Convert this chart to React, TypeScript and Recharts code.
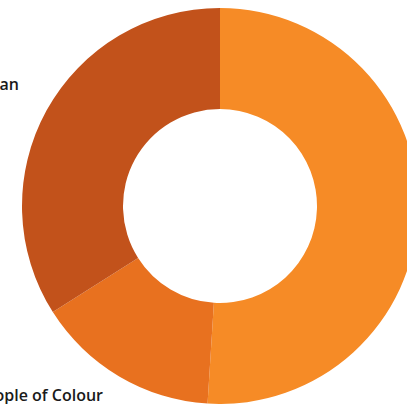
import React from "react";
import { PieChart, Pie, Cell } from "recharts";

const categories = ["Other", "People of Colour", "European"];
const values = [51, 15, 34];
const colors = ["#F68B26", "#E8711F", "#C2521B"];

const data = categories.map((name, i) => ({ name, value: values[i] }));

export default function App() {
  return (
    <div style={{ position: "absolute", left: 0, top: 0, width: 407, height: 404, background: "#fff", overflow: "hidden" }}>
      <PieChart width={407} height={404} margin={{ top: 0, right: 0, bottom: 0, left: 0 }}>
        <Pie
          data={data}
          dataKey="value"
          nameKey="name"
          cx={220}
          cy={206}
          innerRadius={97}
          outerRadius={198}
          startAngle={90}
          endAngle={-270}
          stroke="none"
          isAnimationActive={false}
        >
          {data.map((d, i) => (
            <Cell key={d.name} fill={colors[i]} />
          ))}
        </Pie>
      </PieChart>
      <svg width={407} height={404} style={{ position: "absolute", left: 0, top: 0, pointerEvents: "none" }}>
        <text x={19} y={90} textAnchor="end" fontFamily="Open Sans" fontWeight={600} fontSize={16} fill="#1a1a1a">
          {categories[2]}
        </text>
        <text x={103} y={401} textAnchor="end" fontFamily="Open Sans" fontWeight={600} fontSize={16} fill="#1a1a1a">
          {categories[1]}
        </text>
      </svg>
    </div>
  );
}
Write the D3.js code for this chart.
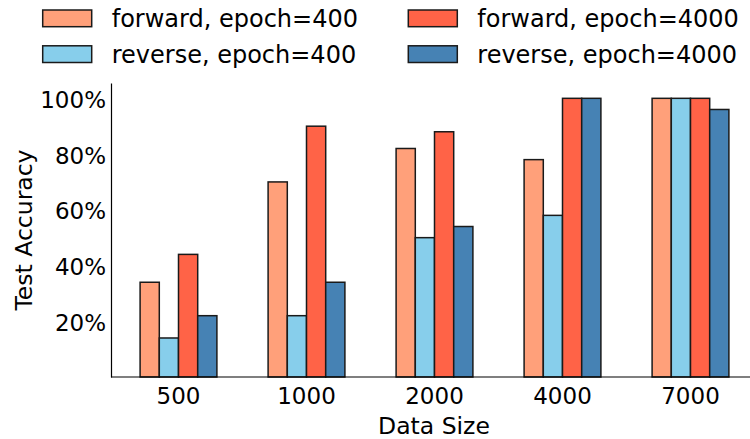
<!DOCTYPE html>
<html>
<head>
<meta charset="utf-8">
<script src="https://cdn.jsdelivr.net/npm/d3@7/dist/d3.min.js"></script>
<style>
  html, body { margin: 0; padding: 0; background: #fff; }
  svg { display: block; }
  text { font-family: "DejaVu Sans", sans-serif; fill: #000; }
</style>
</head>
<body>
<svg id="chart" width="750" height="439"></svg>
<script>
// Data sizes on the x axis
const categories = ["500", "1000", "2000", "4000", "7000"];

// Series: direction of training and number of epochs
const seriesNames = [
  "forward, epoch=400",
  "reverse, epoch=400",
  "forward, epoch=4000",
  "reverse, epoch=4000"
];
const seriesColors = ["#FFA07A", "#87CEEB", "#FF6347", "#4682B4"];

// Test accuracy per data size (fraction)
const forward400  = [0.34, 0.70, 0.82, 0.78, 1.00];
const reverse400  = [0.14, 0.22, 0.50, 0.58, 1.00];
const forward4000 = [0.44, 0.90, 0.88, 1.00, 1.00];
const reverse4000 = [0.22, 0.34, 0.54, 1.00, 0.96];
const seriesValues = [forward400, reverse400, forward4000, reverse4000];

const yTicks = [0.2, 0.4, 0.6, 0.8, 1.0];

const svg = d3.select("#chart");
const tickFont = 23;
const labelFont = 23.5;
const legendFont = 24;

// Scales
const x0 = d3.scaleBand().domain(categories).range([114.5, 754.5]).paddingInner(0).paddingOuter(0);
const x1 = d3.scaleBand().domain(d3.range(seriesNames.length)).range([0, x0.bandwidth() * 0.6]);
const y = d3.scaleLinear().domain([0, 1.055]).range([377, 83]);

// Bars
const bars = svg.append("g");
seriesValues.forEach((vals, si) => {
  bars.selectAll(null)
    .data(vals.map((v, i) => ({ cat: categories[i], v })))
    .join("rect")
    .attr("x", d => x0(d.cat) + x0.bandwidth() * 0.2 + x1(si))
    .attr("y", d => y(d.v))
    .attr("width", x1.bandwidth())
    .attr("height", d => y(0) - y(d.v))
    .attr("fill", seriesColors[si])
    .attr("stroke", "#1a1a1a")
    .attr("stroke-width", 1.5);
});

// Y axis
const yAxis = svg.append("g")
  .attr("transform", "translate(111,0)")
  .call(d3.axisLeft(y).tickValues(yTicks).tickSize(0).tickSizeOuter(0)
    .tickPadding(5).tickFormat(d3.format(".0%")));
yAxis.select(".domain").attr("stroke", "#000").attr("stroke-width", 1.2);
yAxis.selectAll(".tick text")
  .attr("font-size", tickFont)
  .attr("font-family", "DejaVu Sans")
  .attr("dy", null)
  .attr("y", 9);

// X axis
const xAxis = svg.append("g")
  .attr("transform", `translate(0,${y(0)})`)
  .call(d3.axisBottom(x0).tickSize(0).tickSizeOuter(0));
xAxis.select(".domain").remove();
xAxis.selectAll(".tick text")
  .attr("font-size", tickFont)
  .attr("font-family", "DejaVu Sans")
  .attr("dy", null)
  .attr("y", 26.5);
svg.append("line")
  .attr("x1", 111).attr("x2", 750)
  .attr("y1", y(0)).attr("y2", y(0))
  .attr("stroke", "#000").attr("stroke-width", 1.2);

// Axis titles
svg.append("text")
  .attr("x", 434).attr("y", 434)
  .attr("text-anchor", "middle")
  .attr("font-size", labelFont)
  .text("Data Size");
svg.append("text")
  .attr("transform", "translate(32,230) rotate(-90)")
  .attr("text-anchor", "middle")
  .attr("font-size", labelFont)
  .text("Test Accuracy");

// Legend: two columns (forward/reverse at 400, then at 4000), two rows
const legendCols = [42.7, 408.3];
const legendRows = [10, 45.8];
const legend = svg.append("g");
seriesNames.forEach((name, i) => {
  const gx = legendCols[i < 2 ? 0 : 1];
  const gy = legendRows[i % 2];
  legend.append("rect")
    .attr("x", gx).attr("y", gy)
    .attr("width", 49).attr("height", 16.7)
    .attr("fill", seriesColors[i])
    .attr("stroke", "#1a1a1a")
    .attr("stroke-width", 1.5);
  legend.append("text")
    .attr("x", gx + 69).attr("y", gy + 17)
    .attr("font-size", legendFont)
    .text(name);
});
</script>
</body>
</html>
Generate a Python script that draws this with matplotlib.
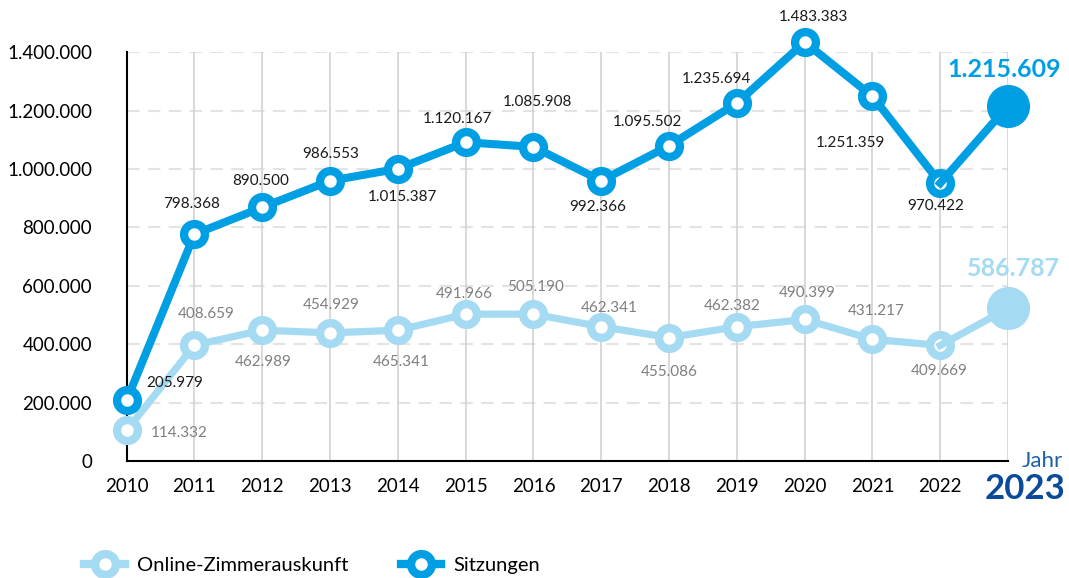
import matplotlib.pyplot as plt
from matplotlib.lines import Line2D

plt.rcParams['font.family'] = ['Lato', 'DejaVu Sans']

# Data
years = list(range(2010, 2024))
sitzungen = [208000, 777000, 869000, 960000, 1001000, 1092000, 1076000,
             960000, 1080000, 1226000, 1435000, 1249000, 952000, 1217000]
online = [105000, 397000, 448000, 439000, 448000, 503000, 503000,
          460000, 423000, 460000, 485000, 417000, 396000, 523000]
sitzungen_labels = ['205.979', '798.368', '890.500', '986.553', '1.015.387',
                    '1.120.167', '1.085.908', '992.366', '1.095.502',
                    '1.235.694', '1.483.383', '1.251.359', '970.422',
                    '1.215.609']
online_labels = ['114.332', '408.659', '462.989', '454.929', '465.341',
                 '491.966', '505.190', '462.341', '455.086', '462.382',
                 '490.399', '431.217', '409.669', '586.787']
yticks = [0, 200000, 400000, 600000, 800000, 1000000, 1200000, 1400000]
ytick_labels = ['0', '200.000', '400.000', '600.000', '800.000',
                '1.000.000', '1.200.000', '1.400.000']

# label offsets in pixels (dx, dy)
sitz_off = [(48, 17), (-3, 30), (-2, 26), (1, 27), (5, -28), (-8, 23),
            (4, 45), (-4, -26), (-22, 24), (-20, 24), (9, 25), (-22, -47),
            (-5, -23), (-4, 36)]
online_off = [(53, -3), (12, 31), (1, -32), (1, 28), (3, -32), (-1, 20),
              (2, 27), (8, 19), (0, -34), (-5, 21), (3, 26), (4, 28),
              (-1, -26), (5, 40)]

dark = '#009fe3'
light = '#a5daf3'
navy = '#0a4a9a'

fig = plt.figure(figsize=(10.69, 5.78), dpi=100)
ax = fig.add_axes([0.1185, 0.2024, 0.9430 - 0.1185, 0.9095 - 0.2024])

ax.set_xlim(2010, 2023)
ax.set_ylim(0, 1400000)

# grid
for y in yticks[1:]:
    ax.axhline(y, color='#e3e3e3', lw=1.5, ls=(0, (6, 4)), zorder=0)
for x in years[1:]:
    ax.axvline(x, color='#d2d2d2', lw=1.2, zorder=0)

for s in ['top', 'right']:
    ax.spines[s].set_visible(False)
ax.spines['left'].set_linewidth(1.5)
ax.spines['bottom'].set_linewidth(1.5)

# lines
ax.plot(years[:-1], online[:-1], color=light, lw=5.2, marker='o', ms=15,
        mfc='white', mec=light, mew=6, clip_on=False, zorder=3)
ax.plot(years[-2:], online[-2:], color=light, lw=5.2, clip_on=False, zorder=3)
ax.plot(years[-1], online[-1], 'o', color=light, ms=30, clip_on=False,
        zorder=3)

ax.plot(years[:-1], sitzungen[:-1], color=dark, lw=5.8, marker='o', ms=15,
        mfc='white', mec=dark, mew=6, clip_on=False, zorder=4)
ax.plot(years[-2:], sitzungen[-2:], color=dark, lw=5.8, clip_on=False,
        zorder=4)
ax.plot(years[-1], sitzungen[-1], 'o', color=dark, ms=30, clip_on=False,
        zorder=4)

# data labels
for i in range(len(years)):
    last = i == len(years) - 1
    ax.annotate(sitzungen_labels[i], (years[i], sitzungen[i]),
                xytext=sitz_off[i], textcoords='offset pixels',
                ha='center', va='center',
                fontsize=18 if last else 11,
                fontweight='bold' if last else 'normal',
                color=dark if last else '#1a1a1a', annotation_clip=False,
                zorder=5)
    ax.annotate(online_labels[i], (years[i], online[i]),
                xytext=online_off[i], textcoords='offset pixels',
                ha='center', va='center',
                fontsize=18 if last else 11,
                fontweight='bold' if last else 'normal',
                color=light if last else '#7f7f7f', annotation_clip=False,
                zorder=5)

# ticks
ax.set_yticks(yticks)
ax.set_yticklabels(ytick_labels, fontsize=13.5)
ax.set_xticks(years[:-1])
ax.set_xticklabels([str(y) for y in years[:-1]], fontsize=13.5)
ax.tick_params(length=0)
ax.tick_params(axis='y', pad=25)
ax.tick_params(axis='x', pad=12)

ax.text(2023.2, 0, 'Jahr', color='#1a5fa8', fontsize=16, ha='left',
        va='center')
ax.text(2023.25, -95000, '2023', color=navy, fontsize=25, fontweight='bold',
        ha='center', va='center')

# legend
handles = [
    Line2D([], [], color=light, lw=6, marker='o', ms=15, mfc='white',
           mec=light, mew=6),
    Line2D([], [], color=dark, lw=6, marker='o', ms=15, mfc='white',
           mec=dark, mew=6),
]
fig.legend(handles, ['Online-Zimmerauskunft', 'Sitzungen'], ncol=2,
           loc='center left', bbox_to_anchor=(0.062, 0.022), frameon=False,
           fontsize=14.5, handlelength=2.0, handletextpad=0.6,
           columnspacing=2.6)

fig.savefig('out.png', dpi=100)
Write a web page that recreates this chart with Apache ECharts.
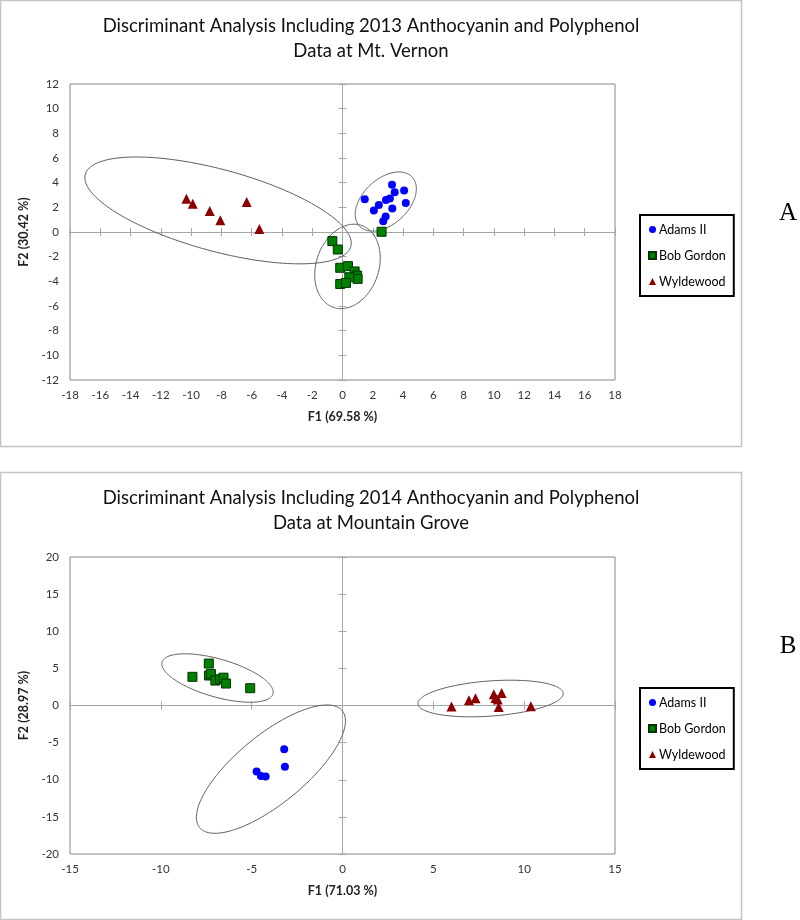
● ● ● ●
#### Written instruction
Restate the lines of the records exactly, starting at the first and stopping after the line with "const data = categories.map((name, i)". Leave out any picture.

#### Answer to the task
Convert this chart to React, TypeScript and Recharts code.
import React from "react";
import { PieChart, Pie, Cell } from "recharts";

const categories = ["Other", "People of Colour", "European"];
const values = [51, 15, 34];
const colors = ["#F68B26", "#E8711F", "#C2521B"];

const data = categories.map((name, i) => ({ name, value: values[i] }));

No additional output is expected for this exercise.